Quais são as alternativas ao lulismo?
O lulismo estabeleceu um padrão onde havia crescimento econômico, finanças públicas controladas, sem aumentar o déficit público, e ao mesmo tempo promover uma distribuição de renda. Mas isso só funcionou quando a economia estava crescendo, sem que uma classe perdesse economicamente para que outra ganhasse. Esse ciclo está esgotado.
A alternativa apresentada por Temer é uma política fiscal mais restritiva ainda, ou seja, gastar menos. Porém, gastar menos não vai gerar mais crescimento, vai encolher ainda mais o mercado interno, e isso não vai fazer aumentar a produtividade da indústria brasileira. Como fórmula de promover o crescimento econômico, o lulismo não funciona mais, e não existe ainda outro modelo capaz de substituí-lo.
Que caminhos restam à esquerda no Brasil?
As disputas que estamos vendo agora não são necessariamente para salvar o mandato da Dilma, porque nem os mais esperançosos creem que ainda é possível salvá-la. A disputa é exatamente para saber quem liderará a oposição ao governo Temer e será a esquerda no Brasil: o PT, que nos últimos anos foi de alguma maneira o ator hegemônico da esquerda; ou outras forças, como o Psol, ou até mesmo forças não partidárias, que surgem no seio da sociedade civil.

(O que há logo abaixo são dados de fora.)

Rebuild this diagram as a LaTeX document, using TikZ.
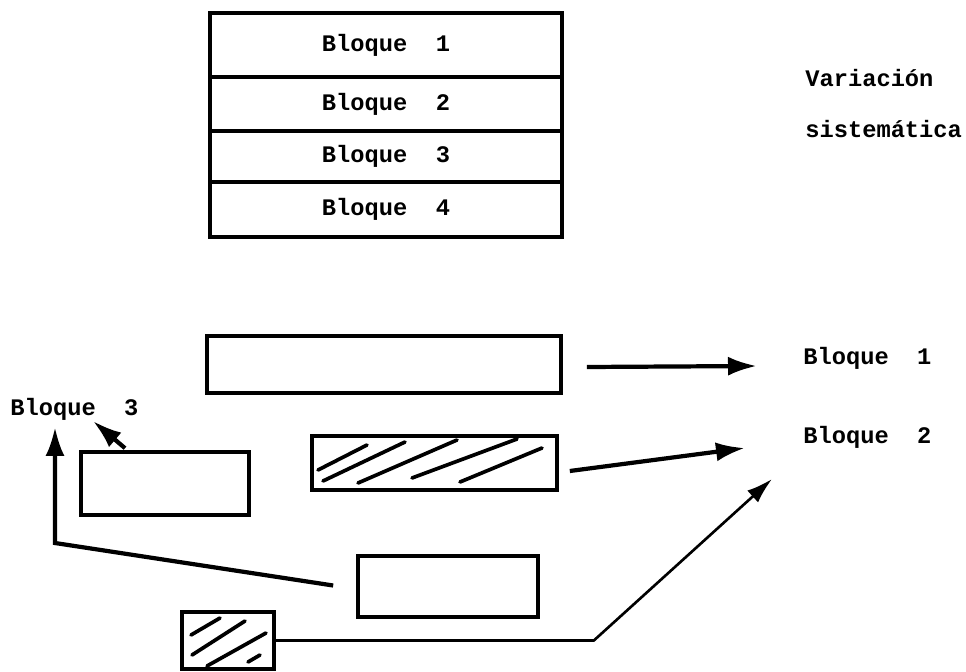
\documentclass[tikz,border=0pt]{standalone}
\usepackage{fontspec}
\setmainfont{Liberation Mono}
\usetikzlibrary{arrows.meta}

\tikzset{
  blk/.style={draw, line width=2.1pt, inner sep=0pt},
  lbl/.style={font=\bfseries\fontsize{13.5}{16}\selectfont, inner sep=0pt},
  hatch/.style={line width=2.1pt, line cap=round},
  fat arrow/.style={line width=2.4pt, -{Latex[length=0.58cm,width=0.38cm]}},
  thin arrow/.style={line width=1.5pt, -{Latex[length=0.52cm,width=0.32cm]}},
}

\begin{document}
\begin{tikzpicture}[x=0.02cm, y=-0.02cm]
  \useasboundingbox (0,0) rectangle (966,672);

  % the four stacked blocks
  \foreach \n/\y/\h in {1/45/1.28, 2/104/1.08, 3/156.5/1.02, 4/209.5/1.10}
    \node[blk, lbl, minimum width=7.04cm, minimum height=\h cm] (r\n) at (386,\y) {Bloque\ \ \n};

  \node[lbl, anchor=base west] (var) at (805,87) {Variación};
  \node[lbl, anchor=base west] (sis) at (805,138) {sistemática};

  % blocks after the shuffle
  \node[blk, minimum width=7.08cm, minimum height=1.14cm] (a) at (384,364.5) {};
  \node[blk, minimum width=4.90cm, minimum height=1.08cm] (b) at (434.5,463) {};
  \node[blk, minimum width=3.36cm, minimum height=1.26cm] (c) at (165,483.5) {};
  \node[blk, minimum width=3.60cm, minimum height=1.22cm] (d) at (448,586.5) {};
  \node[blk, minimum width=1.84cm, minimum height=1.14cm] (e) at (228,640.5) {};

  \node[lbl, anchor=base west] (l1) at (803,364) {Bloque\ \ 1};
  \node[lbl, anchor=base west] (l2) at (803,443) {Bloque\ \ 2};
  \node[lbl, anchor=base west] (l3) at (10,415) {Bloque\ \ 3};

  % hatching of b and e
  \foreach \xa/\ya/\xb/\yb in {318/470/367/445, 323/481/405/442, 358/483/457/440,
                               412/478/517/439, 460/482/542/448,
                               191/635/220/618, 192/655/245/621, 207/666/266/633,
                               248/662/260/655}
    \draw[hatch] (\xa,\ya) -- (\xb,\yb);

  % arrows
  \draw[fat arrow] ([shift={(24,2.5)}]a.east) -- ([shift={(-46,2)}]l1.base west);
  \draw[fat arrow] ([shift={(11,8)}]b.east) -- ([shift={(-58,5)}]l2.base west);
  \draw[fat arrow] ([shift={(-40,-2)}]c.north) -- ([shift={(83,6)}]l3.base west);
  \coordinate (bend) at (55,543);
  \draw[fat arrow] ([shift={(-23,-1)}]d.west) -- (bend) -- ([shift={(45,12)}]l3.base west);
  \draw[thin arrow] (e.east) -- ++(318,0) -- ([shift={(-31,36)}]l2.base west);
\end{tikzpicture}
\end{document}
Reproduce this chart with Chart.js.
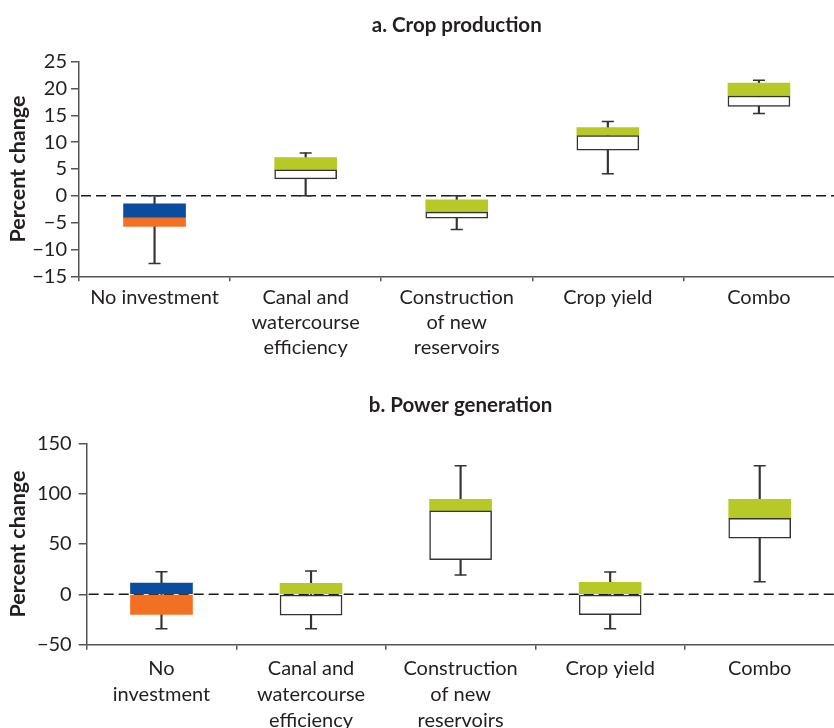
<!DOCTYPE html>
<html>
<head>
<meta charset="utf-8">
<script src="https://cdn.jsdelivr.net/npm/chart.js@4.4.1/dist/chart.umd.min.js"></script>
<style>
  html, body { margin: 0; padding: 0; background: #fff; overflow: hidden; width: 834px; height: 728px; }
  .wrap { position: absolute; left: 0; width: 842px; }
  #w1 { top: 0; height: 372px; }
  #w2 { top: 372px; height: 356px; }
</style>
</head>
<body>
<div class="wrap" id="w1"><canvas id="c1"></canvas></div>
<div class="wrap" id="w2"><canvas id="c2"></canvas></div>
<script>
// ---------- data ----------
const cropCategories = ["No investment", ["Canal and", "watercourse", "efficiency"], ["Construction", "of new", "reservoirs"], "Crop yield", "Combo"];
const powerCategories = [["No", "investment"], ["Canal and", "watercourse", "efficiency"], ["Construction", "of new", "reservoirs"], "Crop yield", "Combo"];

const cropWhiskerLow  = [-12.6, 0, -6.3, 4.1, 15.35];
const cropWhiskerHigh = [0, 8.0, 0, 13.85, 21.55];
const cropUpperTop    = [-1.5, 7.15, -0.75, 12.7, 21.0];
const cropMid         = [-4.1, 4.85, -3.05, 11.25, 18.6];
const cropLowerBottom = [-5.7, 3.17, -4.17, 8.5, 16.65];

const powerWhiskerLow  = [-34.2, -34.2, 19.2, -34.2, 12.5];
const powerWhiskerHigh = [22.4, 23.1, 127.7, 22.1, 127.7];
const powerUpperTop    = [11.2, 10.9, 94.3, 11.9, 94.3];
const powerMid         = [0, 0, 83, 0, 75.5];
const powerLowerBottom = [-19.9, -20.6, 34.4, -20.2, 55.9];

const cropTicks = { min: -15, max: 25, step: 5 };
const powerTicks = { min: -50, max: 150, step: 50 };

// ---------- styles ----------
const FONT = "Lato, 'Liberation Sans', 'Open Sans', sans-serif";
const TEXT = '#231f20';
const AXIS = '#555555';
const INK = '#333333';
const BLUE = '#0a4c9e';
const ORANGE = '#f37022';
const GREEN = '#b7c927';

const zeroLine = {
  id: 'zeroLine',
  beforeDatasetsDraw(chart) {
    const y = chart.scales.y.getPixelForValue(0);
    const ctx = chart.ctx;
    ctx.save();
    ctx.strokeStyle = '#1a1a1a';
    ctx.lineWidth = 1.5;
    ctx.setLineDash([10, 5]);
    ctx.beginPath();
    ctx.moveTo(chart.chartArea.left + 2, y);
    ctx.lineTo(chart.chartArea.right, y);
    ctx.stroke();
    ctx.restore();
  }
};

const pair = (a, b) => a.map((v, i) => [v, b[i]]);

function makeChart(canvasId, cfg) {
  const datasets = [
    { type: 'line', data: cfg.whiskerHigh, showLine: false, pointStyle: 'line', pointRadius: 6, pointHoverRadius: 6,
      borderColor: INK, borderWidth: 1.5, order: 0 },
    { type: 'line', data: cfg.whiskerLow, showLine: false, pointStyle: 'line', pointRadius: 6, pointHoverRadius: 6,
      borderColor: INK, borderWidth: 1.5, order: 0 },
    { type: 'bar', data: pair(cfg.lowerBottom, cfg.mid), grouped: false, barThickness: 62,
      backgroundColor: (c) => c.dataIndex === 0 ? ORANGE : '#ffffff',
      borderColor: INK, borderWidth: (c) => c.dataIndex === 0 ? 0 : 1.5, borderSkipped: false, order: 1 },
    { type: 'bar', data: pair(cfg.mid, cfg.upperTop), grouped: false, barThickness: 62,
      backgroundColor: (c) => c.dataIndex === 0 ? BLUE : GREEN, borderWidth: 0, order: 2 },
    { type: 'bar', data: pair(cfg.whiskerLow, cfg.whiskerHigh), grouped: false, barThickness: 1.5,
      backgroundColor: INK, borderWidth: 0, order: 3 }
  ];
  return new Chart(document.getElementById(canvasId), {
    type: 'bar',
    data: { labels: cfg.labels, datasets },
    plugins: [zeroLine],
    options: {
      responsive: true,
      maintainAspectRatio: false,
      devicePixelRatio: 1,
      animation: false,
      layout: { padding: 0 },
      plugins: {
        legend: { display: false },
        tooltip: { enabled: false },
        title: {
          display: true, text: cfg.title, fullSize: false, color: TEXT,
          font: { family: FONT, size: 20.5, weight: 'bold' },
          padding: cfg.titlePadding
        }
      },
      scales: {
        x: {
          type: 'category',
          afterFit: (s) => { s.height = cfg.xHeight; },
          grid: { offset: true, drawOnChartArea: false, drawTicks: true, tickLength: 5, color: AXIS, lineWidth: 1.5 },
          border: { display: true, color: AXIS, width: 1.5 },
          ticks: { color: TEXT, font: { family: FONT, size: 20, lineHeight: cfg.xLineHeight }, padding: cfg.xPad,
                   maxRotation: 0, autoSkip: false }
        },
        y: {
          min: cfg.ticks.min, max: cfg.ticks.max,
          afterFit: (s) => { s.width = cfg.yWidth; },
          grid: { drawOnChartArea: false, drawTicks: true, tickLength: 8, color: AXIS, lineWidth: 1.5 },
          border: { display: true, color: AXIS, width: 1.5 },
          ticks: {
            stepSize: cfg.ticks.step, color: TEXT, padding: cfg.yPad, autoSkip: false,
            font: { family: FONT, size: 20 },
            callback: (v) => v < 0 ? '\u2212' + Math.abs(v) : String(v)
          },
          title: { display: true, text: 'Percent change', color: TEXT,
                   font: { family: FONT, size: 21.5, weight: 'bold' }, padding: { top: 5, bottom: 0 } }
        }
      }
    }
  });
}

makeChart('c1', {
  labels: cropCategories, title: 'a. Crop production',
  whiskerLow: cropWhiskerLow, whiskerHigh: cropWhiskerHigh,
  upperTop: cropUpperTop, mid: cropMid, lowerBottom: cropLowerBottom,
  ticks: cropTicks, titlePadding: { top: 12.7, bottom: 24.4 },
  xHeight: 95.7, xLineHeight: 1.25, xPad: 4, yWidth: 79, yPad: 4
});

makeChart('c2', {
  labels: powerCategories, title: 'b. Power generation',
  whiskerLow: powerWhiskerLow, whiskerHigh: powerWhiskerHigh,
  upperTop: powerUpperTop, mid: powerMid, lowerBottom: powerLowerBottom,
  ticks: powerTicks, titlePadding: { top: 20.7, bottom: 26.0 },
  xHeight: 83.3, xLineHeight: 1.3, xPad: 6, yWidth: 86.7, yPad: 7
});
</script>
</body>
</html>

Qual seria o programa da nova esquerda?
O programa não pode ser obviamente mais a volta do lulismo. Outro programa terá que ser inventado e isso dependerá do ator que assumir a hegemonia de esquerda no país. Se for o PT, seguramente insistirão na volta do lulismo, o que acho que é um beco sem saída. Se for outro setor, pode ser que insistam em maior participação do Estado na produção de bens públicos, com uma boa escola pública, uma boa saúde pública. Pode ser que essa seja a alternativa que prevalecerá.